Chinese electric vehicle startup WM Motor has filed for bankruptcy, marking the demise of a promising standout among China EV makers as price competition in the world's largest auto market heats up.
A court in Shanghai is handling the bankruptcy case, according to a filing dated Monday on the national enterprise bankruptcy information disclosure platform.
U.S.-listed second-hand car dealer Kaixin Auto Holdings had announced in September a non-binding acquisition term sheet with the troubled EV maker.
The deal came after WM Motor's backdoor listing through a reverse takeover with Hong Kong-listed Apollo Future Mobility fell through.
The failed deal was seen as a survival move after two previous fruitless attempts by WM Motor to seek a listing in Shanghai's STAR Market and Hong Kong.
Founded in 2015 by renowned auto veteran Freeman Shen, WM Motor was seen to be among rising Chinese EV startups Nio , Li Auto and XPeng.

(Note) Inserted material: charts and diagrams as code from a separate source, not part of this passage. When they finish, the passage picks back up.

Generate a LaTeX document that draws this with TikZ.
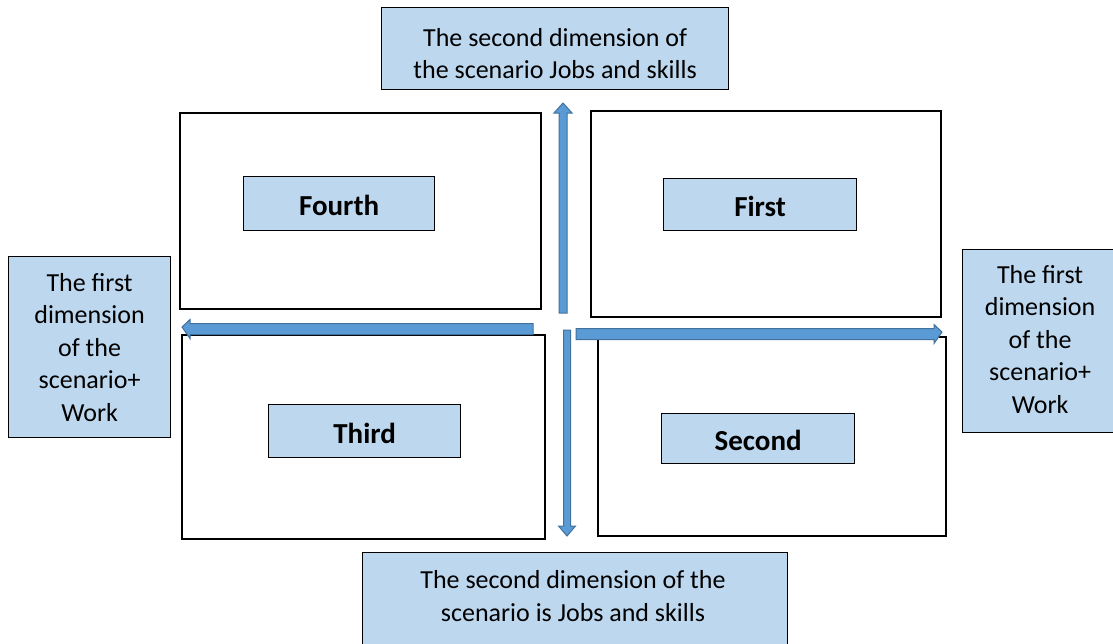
\documentclass[tikz,border=0pt]{standalone}
\usepackage{fontspec}
\setmainfont{Carlito}
\definecolor{lblue}{HTML}{BDD7EE}
\definecolor{afill}{HTML}{5B9BD5}
\definecolor{aedge}{HTML}{41719C}
\begin{document}
\begin{tikzpicture}[x=1pt,y=-1pt,
  quad/.style={draw=black, line width=1.8pt, fill=white, anchor=north west, inner sep=0pt},
  lbl/.style={draw=black, line width=1.2pt, fill=lblue, anchor=north west, inner sep=0pt},
  txt/.style={align=center, font=\fontsize{26}{32.5}\selectfont},
  btxt/.style={font=\fontsize{29}{32}\selectfont\bfseries, yshift=-2pt},
  fat/.style={fill=afill, draw=aedge, line width=1pt, line join=miter}]
\useasboundingbox (0,0) rectangle (1113,643);
\fill[white] (0,0) rectangle (1113,643);
% quadrant boxes
\node[quad, minimum width=361pt, minimum height=196pt] (q4) at (179,112) {};
\node[quad, minimum width=350pt, minimum height=206pt] (q1) at (590,110) {};
\node[quad, minimum width=363pt, minimum height=204pt] (q3) at (181,334) {};
\node[quad, minimum width=348pt, minimum height=199pt] (q2) at (597,336) {};
% inner labels
\node[lbl, minimum width=191pt, minimum height=54pt] (l4) at (243,176) {};
\node[btxt] at (l4.center) (t4) {Fourth};
\node[lbl, minimum width=193pt, minimum height=52pt] (l1) at (663,178) {};
\node[btxt] at (l1.center) (t1) {First};
\node[lbl, minimum width=192pt, minimum height=53pt] (l3) at (268,404) {};
\node[btxt] at (l3.center) (t3) {Third};
\node[lbl, minimum width=193pt, minimum height=50pt] (l2) at (661,413) {};
\node[btxt] at (l2.center) (t2) {Second};
% outer labels
\node[lbl, minimum width=347pt, minimum height=82pt] (top) at (381,7) {};
\node[txt, yshift=-5pt] at (top.center) (ttop) {The second dimension of\\the scenario Jobs and skills};
\node[lbl, minimum width=425pt, minimum height=98pt] (bot) at (362,552) {};
\node[txt] at (573,596) (tbot) {The second dimension of the\\scenario is Jobs and skills};
\node[lbl, minimum width=162pt, minimum height=181pt] (left) at (8,256) {};
\node[txt] at (left.center) (tleft) {The first\\dimension\\of the\\scenario+\\Work};
\node[lbl, minimum width=155pt, minimum height=183pt] (right) at (962,249) {};
\node[txt, yshift=2pt] at (right.center) (tright) {The first\\dimension\\of the\\scenario+\\Work};
% axis arrows
\coordinate (up0) at (563,313);
\coordinate (up1) at (563,103);
\draw[fat] (up0) ++(-4,0) -- ++(0,-200) -- ++(-5,0) -- (up1) -- ++(9,10) -- ++(-5,0) -- ++(0,200) -- cycle;
\coordinate (lf0) at (533,327);
\coordinate (lf1) at (182,327);
\draw[fat] (lf0) ++(0,-3.5) -- ++(-343,0) -- ++(0,-4) -- (lf1) -- ++(8,11.5) -- ++(0,-4) -- ++(343,0) -- cycle;
\coordinate (rt0) at (576,332);
\coordinate (rt1) at (942,332);
\draw[fat] (rt0) ++(0,-3.5) -- ++(358,0) -- ++(0,-4) -- (rt1) -- ++(-8,11.5) -- ++(0,-4) -- ++(-358,0) -- cycle;
\coordinate (dn0) at (567,330);
\coordinate (dn1) at (567,536);
\draw[fat] (dn0) ++(-3.5,0) -- ++(0,196) -- ++(-5,0) -- (dn1) -- ++(8.5,-10) -- ++(-5,0) -- ++(0,-196) -- cycle;
\end{tikzpicture}
\end{document}
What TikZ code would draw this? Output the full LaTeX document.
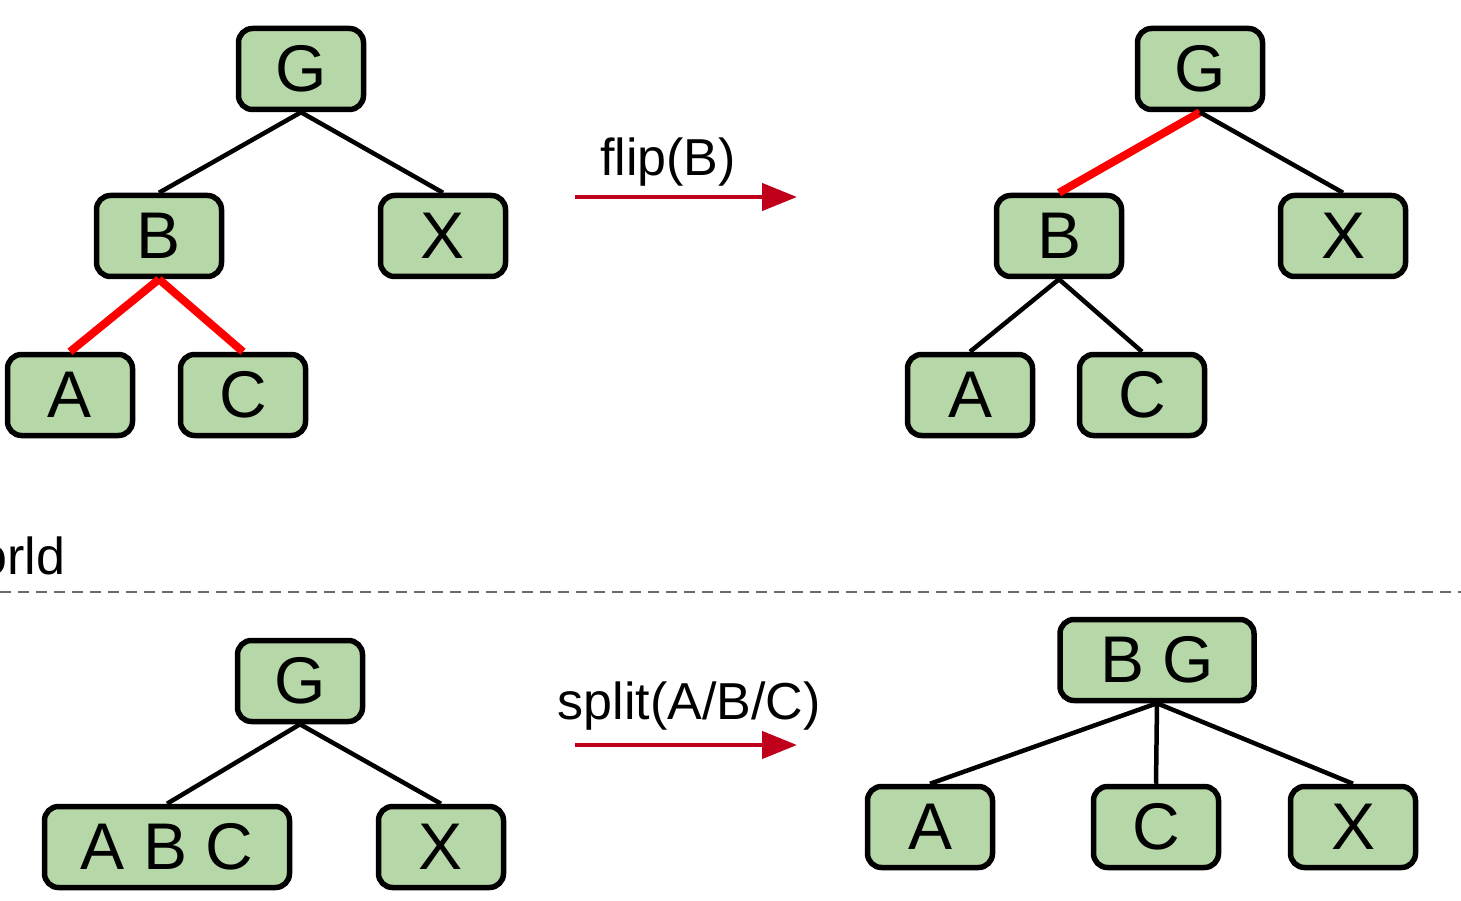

Its backers included Chinese tech giant Baidu and Shanghai's state-owned asset regulator.
But the Shanghai-based startup was struggling to eke out profits in the capital-intensive auto sector.
WM Motor's annual losses doubled to 8.2 billion yuan ($1.13 billion) over the three years to 2021, according to its stock prospectus released in June 2022 for a planned Hong Kong IPO.
China's passenger vehicle sales returned to growth in August year-on-year, ending a streak of losses since May, as deeper discounts and tax breaks for green vehicles boosted consumer sentiment.
Concerns remain, however, over consumer spending on big-ticket items such as cars amid a shaky post-COVID economic recovery.